The Astonishing Life of Octavian Nothing: Traitor to the Nation, Volume I: The Pox Party Tone

Take a story's temperature by studying its tone. Is it hopeful? Cynical? Snarky? Playful?

Serious and Scholarly

When we say the tone of this book is serious, we're, um, totally serious. The tone in this read is so seriously serious, that you might even refer to it as having gravitas… which—as all fancy Latin words should—leads us to the scholarly part of the tone as well. Octavian as narrator doesn't joke around—he can't afford to, since he's a slave in pre-revolutionary America—and since he's carrying the weight of proving the intelligence of all African people on his shoulders (when it comes to the College, anyway), well, he doesn't leave his academic tone behind in the classroom.

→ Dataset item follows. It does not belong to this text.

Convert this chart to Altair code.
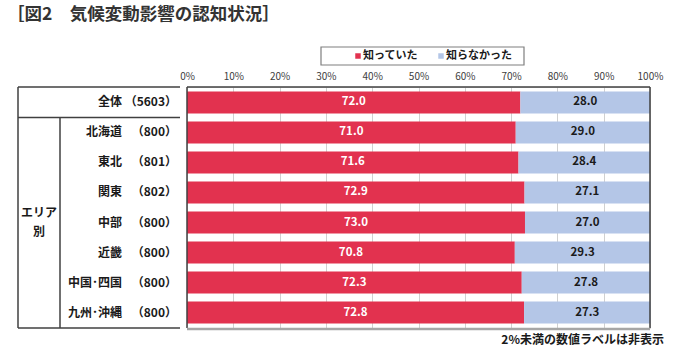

This passage on the origin of the word slave offer a prime example of Octavian's grave intellectualism:

The Latin for 'slave'—servus—as rendered in English literally is 'the spared one'; slaves being those taken prisoner in battle, who should, therefore, by all the rules of engagement, have been slain. In antiquity, slaves possessed no rights as citizens because, though spared, they were accounted dead, and as the dead, could not be admitted as living men; and so, for generations, the dead toiled and bred in Rome; the dead taught Rome's children the secrets of philosophy; the dead built Rome's great monuments and tombs; until the Romans themselves joined the dead, and all that remained were tombs, and monuments, and half-remembered terms.

So were too these men I worked beside: transformed against their will into the dead; and asked to die again so that they might be free. (3.11.6-7)

First, you know you're in for one of Octavian's serious, extended, philosophical moments when he drops the Latin word for "slave" on you (we were only partially joking earlier when we said Latin words always leads to scholarly stuff). This is because only super-serious, intellectual-types walk around with Latin on the tips of their tongues. Okay, that's not necessarily true, although in Octavian's case it is.

Then he takes the English translation of slave—"the spared one"—and shows how something that ought to be good (someone spared means someone saved), actually isn't. Slaves are only spared because they don't matter; they're already counted as the dead, even though they're living. And then he takes that ever-cheery topic—death—and connects it to the living dead: those slaves who built Rome.

Then he connects this lovely thought to his present moment in pre-revolutionary America, where people are "transformed against their will into the dead; and asked to die again so that they might be free." Again something that ought to be an ideal, a noble goal—to be free—gets turned into a negative thing. Which isn't to say it shouldn't be turned into a negative thing—instead we mean to draw attention to how insightful and attentive Octavian is, and to how deftly he picks things apart. It's not always easy to follow him, but if you slow down, he'll kind of blow your mind.